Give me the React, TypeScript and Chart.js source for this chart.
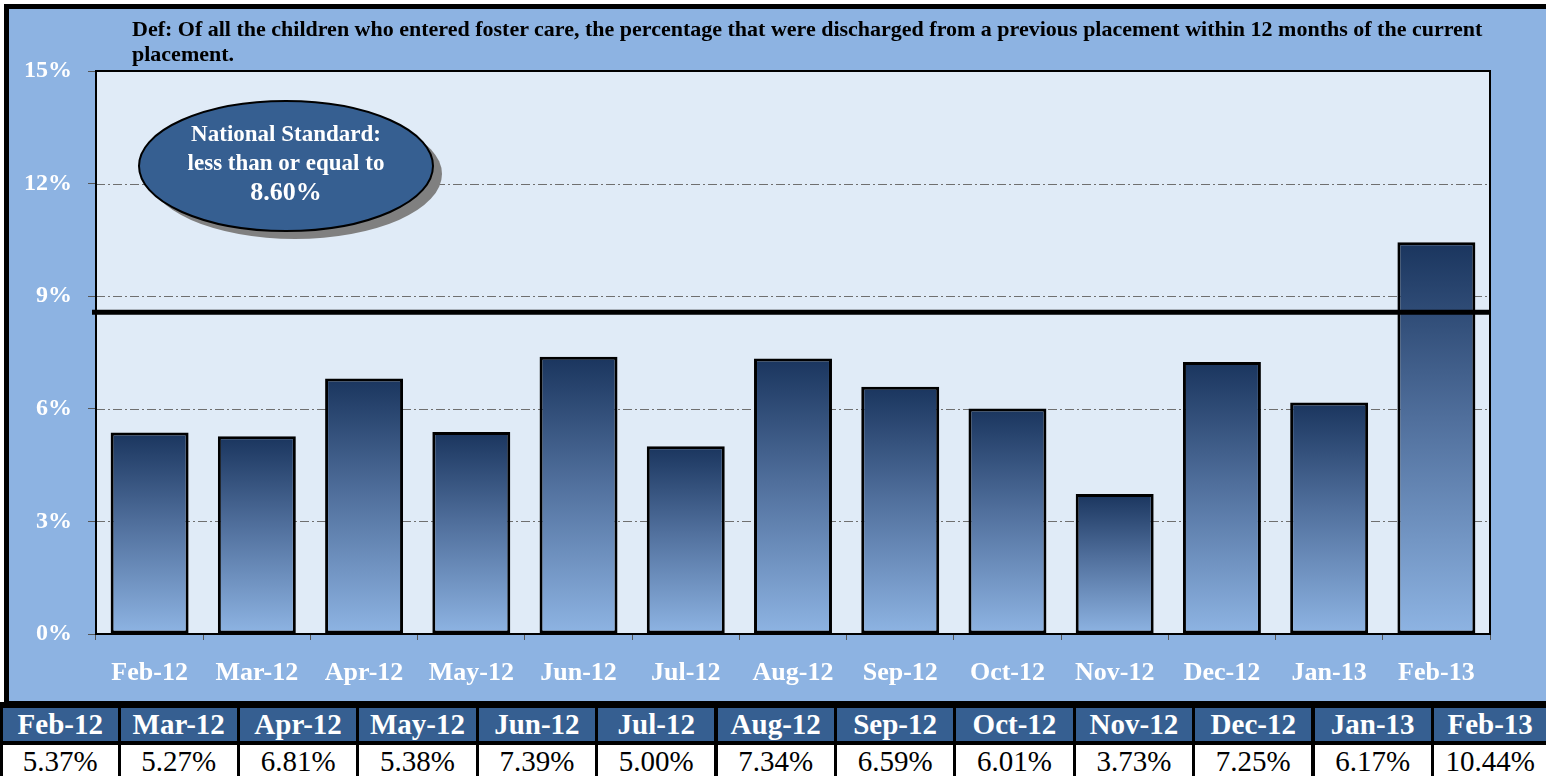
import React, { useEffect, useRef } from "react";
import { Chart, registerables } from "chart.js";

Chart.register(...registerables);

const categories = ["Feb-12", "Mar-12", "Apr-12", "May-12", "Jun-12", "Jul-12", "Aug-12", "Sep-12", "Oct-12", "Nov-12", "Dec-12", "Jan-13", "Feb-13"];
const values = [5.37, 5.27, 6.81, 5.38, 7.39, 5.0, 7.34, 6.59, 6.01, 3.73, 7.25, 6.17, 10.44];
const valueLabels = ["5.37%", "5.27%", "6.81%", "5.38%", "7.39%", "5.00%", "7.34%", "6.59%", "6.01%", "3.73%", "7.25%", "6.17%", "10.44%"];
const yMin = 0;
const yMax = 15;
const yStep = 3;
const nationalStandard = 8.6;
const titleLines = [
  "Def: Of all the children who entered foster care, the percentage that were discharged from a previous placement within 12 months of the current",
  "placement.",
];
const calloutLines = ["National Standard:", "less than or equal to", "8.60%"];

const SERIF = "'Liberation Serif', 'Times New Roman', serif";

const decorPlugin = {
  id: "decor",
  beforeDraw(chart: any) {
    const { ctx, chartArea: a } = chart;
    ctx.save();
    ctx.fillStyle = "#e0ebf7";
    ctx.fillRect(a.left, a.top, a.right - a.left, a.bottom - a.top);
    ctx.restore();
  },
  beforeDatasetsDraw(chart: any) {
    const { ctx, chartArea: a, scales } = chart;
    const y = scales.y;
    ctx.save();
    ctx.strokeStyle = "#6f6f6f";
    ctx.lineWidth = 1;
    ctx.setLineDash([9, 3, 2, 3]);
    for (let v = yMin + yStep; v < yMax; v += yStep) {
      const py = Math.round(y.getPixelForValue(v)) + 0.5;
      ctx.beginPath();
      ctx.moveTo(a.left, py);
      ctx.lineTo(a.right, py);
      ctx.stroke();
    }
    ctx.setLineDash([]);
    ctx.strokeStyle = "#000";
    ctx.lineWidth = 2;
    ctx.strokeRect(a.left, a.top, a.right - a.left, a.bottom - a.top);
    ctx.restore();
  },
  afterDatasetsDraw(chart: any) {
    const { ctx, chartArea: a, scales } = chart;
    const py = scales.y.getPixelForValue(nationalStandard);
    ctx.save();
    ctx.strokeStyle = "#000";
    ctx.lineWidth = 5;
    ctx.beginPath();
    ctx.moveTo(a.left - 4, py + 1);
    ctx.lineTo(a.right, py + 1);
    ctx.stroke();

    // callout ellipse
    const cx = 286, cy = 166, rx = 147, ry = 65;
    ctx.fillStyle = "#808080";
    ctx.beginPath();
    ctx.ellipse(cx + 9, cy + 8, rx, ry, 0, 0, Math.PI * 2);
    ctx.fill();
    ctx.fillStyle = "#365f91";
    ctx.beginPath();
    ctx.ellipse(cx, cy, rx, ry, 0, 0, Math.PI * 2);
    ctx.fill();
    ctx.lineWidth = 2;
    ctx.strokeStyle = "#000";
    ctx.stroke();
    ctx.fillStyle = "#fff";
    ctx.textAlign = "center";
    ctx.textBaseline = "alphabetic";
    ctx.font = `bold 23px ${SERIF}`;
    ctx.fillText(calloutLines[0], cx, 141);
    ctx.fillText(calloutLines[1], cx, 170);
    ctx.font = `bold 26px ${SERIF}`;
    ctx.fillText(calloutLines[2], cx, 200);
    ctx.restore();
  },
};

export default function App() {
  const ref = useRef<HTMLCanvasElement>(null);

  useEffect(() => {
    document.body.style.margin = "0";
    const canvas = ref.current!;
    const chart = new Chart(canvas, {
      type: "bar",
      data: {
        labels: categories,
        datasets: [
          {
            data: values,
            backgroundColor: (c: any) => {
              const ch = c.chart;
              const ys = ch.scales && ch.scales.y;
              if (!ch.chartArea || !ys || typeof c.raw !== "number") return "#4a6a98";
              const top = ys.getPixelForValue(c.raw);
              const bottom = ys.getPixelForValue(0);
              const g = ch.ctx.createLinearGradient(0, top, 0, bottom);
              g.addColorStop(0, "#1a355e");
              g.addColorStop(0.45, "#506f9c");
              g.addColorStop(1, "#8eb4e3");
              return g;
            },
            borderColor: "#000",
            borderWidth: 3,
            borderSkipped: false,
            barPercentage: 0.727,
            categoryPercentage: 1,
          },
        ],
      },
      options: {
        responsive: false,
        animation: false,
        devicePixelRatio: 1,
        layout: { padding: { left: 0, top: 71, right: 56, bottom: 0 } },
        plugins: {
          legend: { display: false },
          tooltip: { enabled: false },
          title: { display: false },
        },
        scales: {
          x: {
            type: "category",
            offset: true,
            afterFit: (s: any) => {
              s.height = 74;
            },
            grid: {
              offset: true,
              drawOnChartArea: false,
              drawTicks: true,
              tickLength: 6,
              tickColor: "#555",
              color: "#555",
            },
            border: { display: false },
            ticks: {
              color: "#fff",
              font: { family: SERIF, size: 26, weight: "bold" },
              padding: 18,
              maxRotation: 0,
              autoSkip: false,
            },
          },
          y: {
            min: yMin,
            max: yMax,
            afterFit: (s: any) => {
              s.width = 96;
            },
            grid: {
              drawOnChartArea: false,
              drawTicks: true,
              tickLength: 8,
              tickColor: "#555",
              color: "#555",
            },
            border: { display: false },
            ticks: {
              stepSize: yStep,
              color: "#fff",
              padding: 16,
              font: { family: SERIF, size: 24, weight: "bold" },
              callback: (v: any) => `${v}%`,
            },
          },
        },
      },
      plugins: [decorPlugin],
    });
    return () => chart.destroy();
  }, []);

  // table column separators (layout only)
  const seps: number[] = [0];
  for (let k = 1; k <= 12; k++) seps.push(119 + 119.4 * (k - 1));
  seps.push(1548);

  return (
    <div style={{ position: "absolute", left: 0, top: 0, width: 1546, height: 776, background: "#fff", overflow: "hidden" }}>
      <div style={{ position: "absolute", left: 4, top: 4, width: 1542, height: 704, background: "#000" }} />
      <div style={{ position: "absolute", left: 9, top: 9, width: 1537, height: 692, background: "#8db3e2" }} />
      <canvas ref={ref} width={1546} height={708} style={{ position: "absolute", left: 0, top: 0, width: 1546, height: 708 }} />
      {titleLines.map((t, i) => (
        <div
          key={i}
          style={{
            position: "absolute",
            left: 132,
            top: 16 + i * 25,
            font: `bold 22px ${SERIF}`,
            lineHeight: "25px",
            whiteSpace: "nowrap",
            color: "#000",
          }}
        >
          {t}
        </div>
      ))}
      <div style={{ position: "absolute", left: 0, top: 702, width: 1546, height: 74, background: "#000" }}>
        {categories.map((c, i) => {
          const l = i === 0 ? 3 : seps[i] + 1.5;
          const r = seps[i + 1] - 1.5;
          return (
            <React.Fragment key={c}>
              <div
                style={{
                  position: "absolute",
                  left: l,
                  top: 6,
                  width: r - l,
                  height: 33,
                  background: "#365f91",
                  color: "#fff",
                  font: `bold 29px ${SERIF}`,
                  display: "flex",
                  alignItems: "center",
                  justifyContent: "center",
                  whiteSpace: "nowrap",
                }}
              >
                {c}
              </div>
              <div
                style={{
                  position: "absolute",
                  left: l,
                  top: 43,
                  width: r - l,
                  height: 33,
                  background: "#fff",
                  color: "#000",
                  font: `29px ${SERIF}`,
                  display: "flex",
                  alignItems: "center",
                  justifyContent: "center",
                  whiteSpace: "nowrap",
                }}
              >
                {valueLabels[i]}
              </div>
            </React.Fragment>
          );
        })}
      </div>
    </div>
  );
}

################

## Direction
Retype each line of the listing above word for word. Exclude the pictures.

## Task answer
Give me the React, TypeScript and Chart.js source for this chart.
import React, { useEffect, useRef } from "react";
import { Chart, registerables } from "chart.js";

Chart.register(...registerables);

const categories = ["Feb-12", "Mar-12", "Apr-12", "May-12", "Jun-12", "Jul-12", "Aug-12", "Sep-12", "Oct-12", "Nov-12", "Dec-12", "Jan-13", "Feb-13"];
const values = [5.37, 5.27, 6.81, 5.38, 7.39, 5.0, 7.34, 6.59, 6.01, 3.73, 7.25, 6.17, 10.44];
const valueLabels = ["5.37%", "5.27%", "6.81%", "5.38%", "7.39%", "5.00%", "7.34%", "6.59%", "6.01%", "3.73%", "7.25%", "6.17%", "10.44%"];
const yMin = 0;
const yMax = 15;
const yStep = 3;
const nationalStandard = 8.6;
const titleLines = [
  "Def: Of all the children who entered foster care, the percentage that were discharged from a previous placement within 12 months of the current",
  "placement.",
];
const calloutLines = ["National Standard:", "less than or equal to", "8.60%"];

const SERIF = "'Liberation Serif', 'Times New Roman', serif";

const decorPlugin = {
  id: "decor",
  beforeDraw(chart: any) {
    const { ctx, chartArea: a } = chart;
    ctx.save();
    ctx.fillStyle = "#e0ebf7";
    ctx.fillRect(a.left, a.top, a.right - a.left, a.bottom - a.top);
    ctx.restore();
  },
  beforeDatasetsDraw(chart: any) {
    const { ctx, chartArea: a, scales } = chart;
    const y = scales.y;
    ctx.save();
    ctx.strokeStyle = "#6f6f6f";
    ctx.lineWidth = 1;
    ctx.setLineDash([9, 3, 2, 3]);
    for (let v = yMin + yStep; v < yMax; v += yStep) {
      const py = Math.round(y.getPixelForValue(v)) + 0.5;
      ctx.beginPath();
      ctx.moveTo(a.left, py);
      ctx.lineTo(a.right, py);
      ctx.stroke();
    }
    ctx.setLineDash([]);
    ctx.strokeStyle = "#000";
    ctx.lineWidth = 2;
    ctx.strokeRect(a.left, a.top, a.right - a.left, a.bottom - a.top);
    ctx.restore();
  },
  afterDatasetsDraw(chart: any) {
    const { ctx, chartArea: a, scales } = chart;
    const py = scales.y.getPixelForValue(nationalStandard);
    ctx.save();
    ctx.strokeStyle = "#000";
    ctx.lineWidth = 5;
    ctx.beginPath();
    ctx.moveTo(a.left - 4, py + 1);
    ctx.lineTo(a.right, py + 1);
    ctx.stroke();

    // callout ellipse
    const cx = 286, cy = 166, rx = 147, ry = 65;
    ctx.fillStyle = "#808080";
    ctx.beginPath();
    ctx.ellipse(cx + 9, cy + 8, rx, ry, 0, 0, Math.PI * 2);
    ctx.fill();
    ctx.fillStyle = "#365f91";
    ctx.beginPath();
    ctx.ellipse(cx, cy, rx, ry, 0, 0, Math.PI * 2);
    ctx.fill();
    ctx.lineWidth = 2;
    ctx.strokeStyle = "#000";
    ctx.stroke();
    ctx.fillStyle = "#fff";
    ctx.textAlign = "center";
    ctx.textBaseline = "alphabetic";
    ctx.font = `bold 23px ${SERIF}`;
    ctx.fillText(calloutLines[0], cx, 141);
    ctx.fillText(calloutLines[1], cx, 170);
    ctx.font = `bold 26px ${SERIF}`;
    ctx.fillText(calloutLines[2], cx, 200);
    ctx.restore();
  },
};

export default function App() {
  const ref = useRef<HTMLCanvasElement>(null);

  useEffect(() => {
    document.body.style.margin = "0";
    const canvas = ref.current!;
    const chart = new Chart(canvas, {
      type: "bar",
      data: {
        labels: categories,
        datasets: [
          {
            data: values,
            backgroundColor: (c: any) => {
              const ch = c.chart;
              const ys = ch.scales && ch.scales.y;
              if (!ch.chartArea || !ys || typeof c.raw !== "number") return "#4a6a98";
              const top = ys.getPixelForValue(c.raw);
              const bottom = ys.getPixelForValue(0);
              const g = ch.ctx.createLinearGradient(0, top, 0, bottom);
              g.addColorStop(0, "#1a355e");
              g.addColorStop(0.45, "#506f9c");
              g.addColorStop(1, "#8eb4e3");
              return g;
            },
            borderColor: "#000",
            borderWidth: 3,
            borderSkipped: false,
            barPercentage: 0.727,
            categoryPercentage: 1,
          },
        ],
      },
      options: {
        responsive: false,
        animation: false,
        devicePixelRatio: 1,
        layout: { padding: { left: 0, top: 71, right: 56, bottom: 0 } },
        plugins: {
          legend: { display: false },
          tooltip: { enabled: false },
          title: { display: false },
        },
        scales: {
          x: {
            type: "category",
            offset: true,
            afterFit: (s: any) => {
              s.height = 74;
            },
            grid: {
              offset: true,
              drawOnChartArea: false,
              drawTicks: true,
              tickLength: 6,
              tickColor: "#555",
              color: "#555",
            },
            border: { display: false },
            ticks: {
              color: "#fff",
              font: { family: SERIF, size: 26, weight: "bold" },
              padding: 18,
              maxRotation: 0,
              autoSkip: false,
            },
          },
          y: {
            min: yMin,
            max: yMax,
            afterFit: (s: any) => {
              s.width = 96;
            },
            grid: {
              drawOnChartArea: false,
              drawTicks: true,
              tickLength: 8,
              tickColor: "#555",
              color: "#555",
            },
            border: { display: false },
            ticks: {
              stepSize: yStep,
              color: "#fff",
              padding: 16,
              font: { family: SERIF, size: 24, weight: "bold" },
              callback: (v: any) => `${v}%`,
            },
          },
        },
      },
      plugins: [decorPlugin],
    });
    return () => chart.destroy();
  }, []);

  // table column separators (layout only)
  const seps: number[] = [0];
  for (let k = 1; k <= 12; k++) seps.push(119 + 119.4 * (k - 1));
  seps.push(1548);

  return (
    <div style={{ position: "absolute", left: 0, top: 0, width: 1546, height: 776, background: "#fff", overflow: "hidden" }}>
      <div style={{ position: "absolute", left: 4, top: 4, width: 1542, height: 704, background: "#000" }} />
      <div style={{ position: "absolute", left: 9, top: 9, width: 1537, height: 692, background: "#8db3e2" }} />
      <canvas ref={ref} width={1546} height={708} style={{ position: "absolute", left: 0, top: 0, width: 1546, height: 708 }} />
      {titleLines.map((t, i) => (
        <div
          key={i}
          style={{
            position: "absolute",
            left: 132,
            top: 16 + i * 25,
            font: `bold 22px ${SERIF}`,
            lineHeight: "25px",
            whiteSpace: "nowrap",
            color: "#000",
          }}
        >
          {t}
        </div>
      ))}
      <div style={{ position: "absolute", left: 0, top: 702, width: 1546, height: 74, background: "#000" }}>
        {categories.map((c, i) => {
          const l = i === 0 ? 3 : seps[i] + 1.5;
          const r = seps[i + 1] - 1.5;
          return (
            <React.Fragment key={c}>
              <div
                style={{
                  position: "absolute",
                  left: l,
                  top: 6,
                  width: r - l,
                  height: 33,
                  background: "#365f91",
                  color: "#fff",
                  font: `bold 29px ${SERIF}`,
                  display: "flex",
                  alignItems: "center",
                  justifyContent: "center",
                  whiteSpace: "nowrap",
                }}
              >
                {c}
              </div>
              <div
                style={{
                  position: "absolute",
                  left: l,
                  top: 43,
                  width: r - l,
                  height: 33,
                  background: "#fff",
                  color: "#000",
                  font: `29px ${SERIF}`,
                  display: "flex",
                  alignItems: "center",
                  justifyContent: "center",
                  whiteSpace: "nowrap",
                }}
              >
                {valueLabels[i]}
              </div>
            </React.Fragment>
          );
        })}
      </div>
    </div>
  );
}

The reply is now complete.